TASK INSTRUCTIONS: Copy the data precisely, keeping every character.

PROVIDED MATERIAL:

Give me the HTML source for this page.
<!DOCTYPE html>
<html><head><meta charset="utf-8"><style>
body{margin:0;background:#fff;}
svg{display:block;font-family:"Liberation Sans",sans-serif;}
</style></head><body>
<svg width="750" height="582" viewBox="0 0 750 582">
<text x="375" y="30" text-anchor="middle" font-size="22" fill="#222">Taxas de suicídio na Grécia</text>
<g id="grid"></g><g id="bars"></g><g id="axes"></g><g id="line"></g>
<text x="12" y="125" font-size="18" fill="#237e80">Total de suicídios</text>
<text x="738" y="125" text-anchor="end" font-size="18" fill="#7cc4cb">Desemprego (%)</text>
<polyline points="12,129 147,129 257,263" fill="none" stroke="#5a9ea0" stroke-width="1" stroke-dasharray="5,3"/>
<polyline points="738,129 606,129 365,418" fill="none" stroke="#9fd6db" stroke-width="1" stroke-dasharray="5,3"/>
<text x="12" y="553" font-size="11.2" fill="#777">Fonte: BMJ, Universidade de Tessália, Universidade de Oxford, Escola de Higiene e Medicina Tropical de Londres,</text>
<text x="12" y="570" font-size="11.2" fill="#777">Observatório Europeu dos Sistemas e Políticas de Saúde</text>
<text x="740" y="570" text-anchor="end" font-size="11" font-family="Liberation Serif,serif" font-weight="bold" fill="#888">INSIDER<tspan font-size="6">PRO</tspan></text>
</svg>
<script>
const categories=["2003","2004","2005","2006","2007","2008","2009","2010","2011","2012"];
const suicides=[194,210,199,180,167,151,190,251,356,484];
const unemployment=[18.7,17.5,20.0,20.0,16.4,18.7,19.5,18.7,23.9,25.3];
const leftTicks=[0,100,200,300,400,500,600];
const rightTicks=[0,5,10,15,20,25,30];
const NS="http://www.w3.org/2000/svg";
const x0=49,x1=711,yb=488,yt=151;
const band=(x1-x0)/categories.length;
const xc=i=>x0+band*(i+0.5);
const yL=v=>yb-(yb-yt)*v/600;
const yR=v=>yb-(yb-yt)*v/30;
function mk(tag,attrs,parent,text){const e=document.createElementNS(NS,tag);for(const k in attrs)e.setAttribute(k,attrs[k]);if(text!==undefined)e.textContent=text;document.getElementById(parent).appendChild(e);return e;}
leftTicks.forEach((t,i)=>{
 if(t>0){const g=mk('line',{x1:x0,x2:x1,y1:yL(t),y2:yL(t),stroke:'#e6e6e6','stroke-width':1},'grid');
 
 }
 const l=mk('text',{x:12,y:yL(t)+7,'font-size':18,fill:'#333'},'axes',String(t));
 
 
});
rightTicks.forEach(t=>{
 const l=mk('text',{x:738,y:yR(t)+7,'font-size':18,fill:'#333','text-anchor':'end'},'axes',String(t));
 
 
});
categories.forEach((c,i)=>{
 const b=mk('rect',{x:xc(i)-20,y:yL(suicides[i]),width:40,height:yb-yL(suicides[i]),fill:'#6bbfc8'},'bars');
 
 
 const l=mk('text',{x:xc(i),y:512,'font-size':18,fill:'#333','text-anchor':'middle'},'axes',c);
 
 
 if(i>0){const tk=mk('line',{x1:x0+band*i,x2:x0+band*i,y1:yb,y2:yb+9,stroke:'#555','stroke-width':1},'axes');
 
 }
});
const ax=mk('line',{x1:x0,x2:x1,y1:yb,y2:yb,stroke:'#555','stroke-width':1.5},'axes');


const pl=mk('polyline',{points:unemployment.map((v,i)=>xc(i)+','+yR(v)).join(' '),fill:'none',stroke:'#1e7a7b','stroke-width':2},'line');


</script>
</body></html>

FULL SOLUTION:
Give me the HTML source for this page.
<!DOCTYPE html>
<html><head><meta charset="utf-8"><style>
body{margin:0;background:#fff;}
svg{display:block;font-family:"Liberation Sans",sans-serif;}
</style></head><body>
<svg width="750" height="582" viewBox="0 0 750 582">
<text x="375" y="30" text-anchor="middle" font-size="22" fill="#222">Taxas de suicídio na Grécia</text>
<g id="grid"></g><g id="bars"></g><g id="axes"></g><g id="line"></g>
<text x="12" y="125" font-size="18" fill="#237e80">Total de suicídios</text>
<text x="738" y="125" text-anchor="end" font-size="18" fill="#7cc4cb">Desemprego (%)</text>
<polyline points="12,129 147,129 257,263" fill="none" stroke="#5a9ea0" stroke-width="1" stroke-dasharray="5,3"/>
<polyline points="738,129 606,129 365,418" fill="none" stroke="#9fd6db" stroke-width="1" stroke-dasharray="5,3"/>
<text x="12" y="553" font-size="11.2" fill="#777">Fonte: BMJ, Universidade de Tessália, Universidade de Oxford, Escola de Higiene e Medicina Tropical de Londres,</text>
<text x="12" y="570" font-size="11.2" fill="#777">Observatório Europeu dos Sistemas e Políticas de Saúde</text>
<text x="740" y="570" text-anchor="end" font-size="11" font-family="Liberation Serif,serif" font-weight="bold" fill="#888">INSIDER<tspan font-size="6">PRO</tspan></text>
</svg>
<script>
const categories=["2003","2004","2005","2006","2007","2008","2009","2010","2011","2012"];
const suicides=[194,210,199,180,167,151,190,251,356,484];
const unemployment=[18.7,17.5,20.0,20.0,16.4,18.7,19.5,18.7,23.9,25.3];
const leftTicks=[0,100,200,300,400,500,600];
const rightTicks=[0,5,10,15,20,25,30];
const NS="http://www.w3.org/2000/svg";
const x0=49,x1=711,yb=488,yt=151;
const band=(x1-x0)/categories.length;
const xc=i=>x0+band*(i+0.5);
const yL=v=>yb-(yb-yt)*v/600;
const yR=v=>yb-(yb-yt)*v/30;
function mk(tag,attrs,parent,text){const e=document.createElementNS(NS,tag);for(const k in attrs)e.setAttribute(k,attrs[k]);if(text!==undefined)e.textContent=text;document.getElementById(parent).appendChild(e);return e;}
leftTicks.forEach((t,i)=>{
 if(t>0){const g=mk('line',{x1:x0,x2:x1,y1:yL(t),y2:yL(t),stroke:'#e6e6e6','stroke-width':1},'grid');
 
 }
 const l=mk('text',{x:12,y:yL(t)+7,'font-size':18,fill:'#333'},'axes',String(t));
 
 
});
rightTicks.forEach(t=>{
 const l=mk('text',{x:738,y:yR(t)+7,'font-size':18,fill:'#333','text-anchor':'end'},'axes',String(t));
 
 
});
categories.forEach((c,i)=>{
 const b=mk('rect',{x:xc(i)-20,y:yL(suicides[i]),width:40,height:yb-yL(suicides[i]),fill:'#6bbfc8'},'bars');
 
 
 const l=mk('text',{x:xc(i),y:512,'font-size':18,fill:'#333','text-anchor':'middle'},'axes',c);
 
 
 if(i>0){const tk=mk('line',{x1:x0+band*i,x2:x0+band*i,y1:yb,y2:yb+9,stroke:'#555','stroke-width':1},'axes');
 
 }
});
const ax=mk('line',{x1:x0,x2:x1,y1:yb,y2:yb,stroke:'#555','stroke-width':1.5},'axes');


const pl=mk('polyline',{points:unemployment.map((v,i)=>xc(i)+','+yR(v)).join(' '),fill:'none',stroke:'#1e7a7b','stroke-width':2},'line');


</script>
</body></html>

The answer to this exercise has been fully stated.